╭──
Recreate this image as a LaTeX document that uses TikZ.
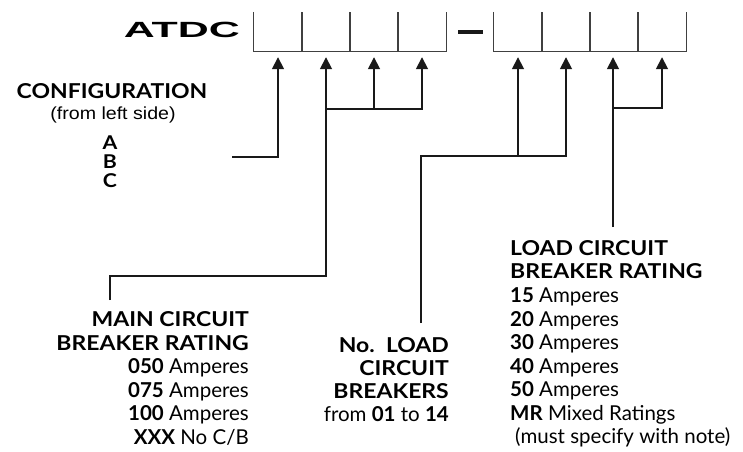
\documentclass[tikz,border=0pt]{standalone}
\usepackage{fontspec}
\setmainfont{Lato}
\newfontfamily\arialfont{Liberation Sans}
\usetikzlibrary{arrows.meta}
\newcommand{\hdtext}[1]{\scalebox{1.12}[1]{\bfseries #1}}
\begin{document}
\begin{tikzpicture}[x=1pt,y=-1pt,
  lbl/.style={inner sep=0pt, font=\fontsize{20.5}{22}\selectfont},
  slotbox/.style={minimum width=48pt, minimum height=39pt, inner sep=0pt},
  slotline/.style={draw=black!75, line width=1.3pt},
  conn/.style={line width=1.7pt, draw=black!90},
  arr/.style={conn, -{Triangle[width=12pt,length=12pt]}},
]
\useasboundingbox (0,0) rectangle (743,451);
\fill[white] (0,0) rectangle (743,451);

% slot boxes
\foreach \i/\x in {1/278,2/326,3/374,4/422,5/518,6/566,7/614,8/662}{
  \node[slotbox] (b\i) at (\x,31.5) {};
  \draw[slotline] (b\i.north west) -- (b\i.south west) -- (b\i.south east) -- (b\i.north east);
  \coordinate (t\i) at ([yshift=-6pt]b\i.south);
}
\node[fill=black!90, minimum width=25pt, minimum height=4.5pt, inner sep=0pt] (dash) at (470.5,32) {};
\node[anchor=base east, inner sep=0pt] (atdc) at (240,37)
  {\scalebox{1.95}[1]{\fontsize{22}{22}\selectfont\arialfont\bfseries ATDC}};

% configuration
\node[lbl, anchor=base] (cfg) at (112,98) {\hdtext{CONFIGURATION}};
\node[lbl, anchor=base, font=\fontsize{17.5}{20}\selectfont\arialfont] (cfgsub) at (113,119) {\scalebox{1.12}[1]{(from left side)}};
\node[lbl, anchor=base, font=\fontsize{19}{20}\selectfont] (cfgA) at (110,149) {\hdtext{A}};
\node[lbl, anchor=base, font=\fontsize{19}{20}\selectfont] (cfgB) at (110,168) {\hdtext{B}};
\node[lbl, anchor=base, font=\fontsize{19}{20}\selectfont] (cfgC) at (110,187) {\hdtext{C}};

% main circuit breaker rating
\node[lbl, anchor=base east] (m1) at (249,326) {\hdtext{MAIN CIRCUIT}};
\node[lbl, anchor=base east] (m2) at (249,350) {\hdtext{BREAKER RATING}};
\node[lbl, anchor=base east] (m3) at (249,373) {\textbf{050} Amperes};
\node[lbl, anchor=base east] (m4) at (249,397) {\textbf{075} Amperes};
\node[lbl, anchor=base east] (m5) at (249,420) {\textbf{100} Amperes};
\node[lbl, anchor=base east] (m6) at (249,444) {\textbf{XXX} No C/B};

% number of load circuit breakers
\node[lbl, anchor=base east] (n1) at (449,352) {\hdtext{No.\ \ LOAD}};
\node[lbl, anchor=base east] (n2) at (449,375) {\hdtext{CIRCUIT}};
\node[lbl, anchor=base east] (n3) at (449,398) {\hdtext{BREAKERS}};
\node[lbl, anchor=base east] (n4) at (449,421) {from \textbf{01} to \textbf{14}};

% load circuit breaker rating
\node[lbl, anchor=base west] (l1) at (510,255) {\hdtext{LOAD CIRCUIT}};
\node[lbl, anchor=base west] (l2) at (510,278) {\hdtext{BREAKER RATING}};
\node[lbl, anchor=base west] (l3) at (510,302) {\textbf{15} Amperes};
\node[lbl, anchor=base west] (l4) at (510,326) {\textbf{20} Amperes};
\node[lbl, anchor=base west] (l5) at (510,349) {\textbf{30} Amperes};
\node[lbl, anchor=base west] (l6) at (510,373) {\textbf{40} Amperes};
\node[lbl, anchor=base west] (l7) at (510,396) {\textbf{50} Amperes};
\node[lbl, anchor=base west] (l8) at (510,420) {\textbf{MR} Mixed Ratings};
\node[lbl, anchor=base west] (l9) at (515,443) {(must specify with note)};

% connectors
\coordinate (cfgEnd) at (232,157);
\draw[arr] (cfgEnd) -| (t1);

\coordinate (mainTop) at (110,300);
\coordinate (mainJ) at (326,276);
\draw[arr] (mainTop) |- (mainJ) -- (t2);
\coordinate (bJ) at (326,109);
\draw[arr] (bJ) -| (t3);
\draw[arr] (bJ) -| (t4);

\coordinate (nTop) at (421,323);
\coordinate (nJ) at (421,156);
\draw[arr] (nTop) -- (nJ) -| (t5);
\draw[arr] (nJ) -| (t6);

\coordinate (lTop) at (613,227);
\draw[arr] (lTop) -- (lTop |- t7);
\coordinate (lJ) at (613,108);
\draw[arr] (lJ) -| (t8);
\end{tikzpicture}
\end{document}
╰──
╭──
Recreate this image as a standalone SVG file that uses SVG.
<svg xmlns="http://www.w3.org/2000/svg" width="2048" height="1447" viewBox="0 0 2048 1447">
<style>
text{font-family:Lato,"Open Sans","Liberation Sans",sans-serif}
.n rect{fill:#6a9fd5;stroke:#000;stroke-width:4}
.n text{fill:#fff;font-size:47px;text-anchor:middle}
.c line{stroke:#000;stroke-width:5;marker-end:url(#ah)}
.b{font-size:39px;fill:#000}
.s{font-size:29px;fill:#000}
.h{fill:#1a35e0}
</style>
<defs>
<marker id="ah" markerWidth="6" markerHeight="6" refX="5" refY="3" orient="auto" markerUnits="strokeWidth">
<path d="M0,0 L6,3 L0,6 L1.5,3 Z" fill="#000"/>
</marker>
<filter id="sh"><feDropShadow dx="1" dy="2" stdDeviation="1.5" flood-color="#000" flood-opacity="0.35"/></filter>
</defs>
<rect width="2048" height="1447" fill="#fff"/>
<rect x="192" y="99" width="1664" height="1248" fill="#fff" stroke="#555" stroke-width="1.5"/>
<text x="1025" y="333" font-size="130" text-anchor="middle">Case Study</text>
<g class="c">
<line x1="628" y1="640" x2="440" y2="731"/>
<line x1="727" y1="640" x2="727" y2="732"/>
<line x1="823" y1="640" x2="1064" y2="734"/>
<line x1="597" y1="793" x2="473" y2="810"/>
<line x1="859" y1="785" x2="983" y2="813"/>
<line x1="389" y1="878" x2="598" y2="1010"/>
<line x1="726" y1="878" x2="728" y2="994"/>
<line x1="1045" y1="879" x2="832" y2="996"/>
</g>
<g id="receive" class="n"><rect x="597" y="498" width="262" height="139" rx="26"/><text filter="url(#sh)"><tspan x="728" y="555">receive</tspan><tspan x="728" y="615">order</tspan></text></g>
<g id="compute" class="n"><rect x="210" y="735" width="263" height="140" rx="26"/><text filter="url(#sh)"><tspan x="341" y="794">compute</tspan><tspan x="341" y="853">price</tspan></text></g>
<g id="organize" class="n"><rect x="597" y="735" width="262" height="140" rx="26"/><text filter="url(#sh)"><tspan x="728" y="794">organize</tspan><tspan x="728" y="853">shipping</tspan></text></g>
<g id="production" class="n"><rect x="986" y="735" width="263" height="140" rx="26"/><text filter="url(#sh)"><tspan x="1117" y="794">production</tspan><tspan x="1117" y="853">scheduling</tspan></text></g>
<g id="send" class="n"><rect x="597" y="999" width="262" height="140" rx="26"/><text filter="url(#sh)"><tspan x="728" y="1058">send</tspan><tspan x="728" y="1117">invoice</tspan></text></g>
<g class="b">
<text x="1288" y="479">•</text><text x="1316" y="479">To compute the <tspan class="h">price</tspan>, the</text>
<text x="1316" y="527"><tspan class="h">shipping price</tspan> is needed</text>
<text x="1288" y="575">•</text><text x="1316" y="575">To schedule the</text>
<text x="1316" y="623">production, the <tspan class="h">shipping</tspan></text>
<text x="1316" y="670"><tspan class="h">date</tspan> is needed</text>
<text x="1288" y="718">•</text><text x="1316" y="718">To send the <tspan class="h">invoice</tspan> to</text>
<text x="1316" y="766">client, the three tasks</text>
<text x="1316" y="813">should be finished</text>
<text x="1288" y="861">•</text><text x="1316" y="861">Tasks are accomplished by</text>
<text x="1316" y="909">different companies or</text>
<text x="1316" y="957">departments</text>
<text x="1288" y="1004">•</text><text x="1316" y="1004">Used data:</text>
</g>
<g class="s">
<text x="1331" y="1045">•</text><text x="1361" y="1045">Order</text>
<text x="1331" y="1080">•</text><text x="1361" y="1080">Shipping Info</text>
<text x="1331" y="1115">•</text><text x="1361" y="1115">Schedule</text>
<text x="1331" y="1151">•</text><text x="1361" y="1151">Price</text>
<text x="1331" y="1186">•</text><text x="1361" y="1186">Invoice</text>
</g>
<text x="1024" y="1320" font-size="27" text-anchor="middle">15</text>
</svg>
╰──
> WHAT TO DO
Going through the data above, count the lines where the string "uses" appears, and answer with only that number.

> ANSWER BELOW
2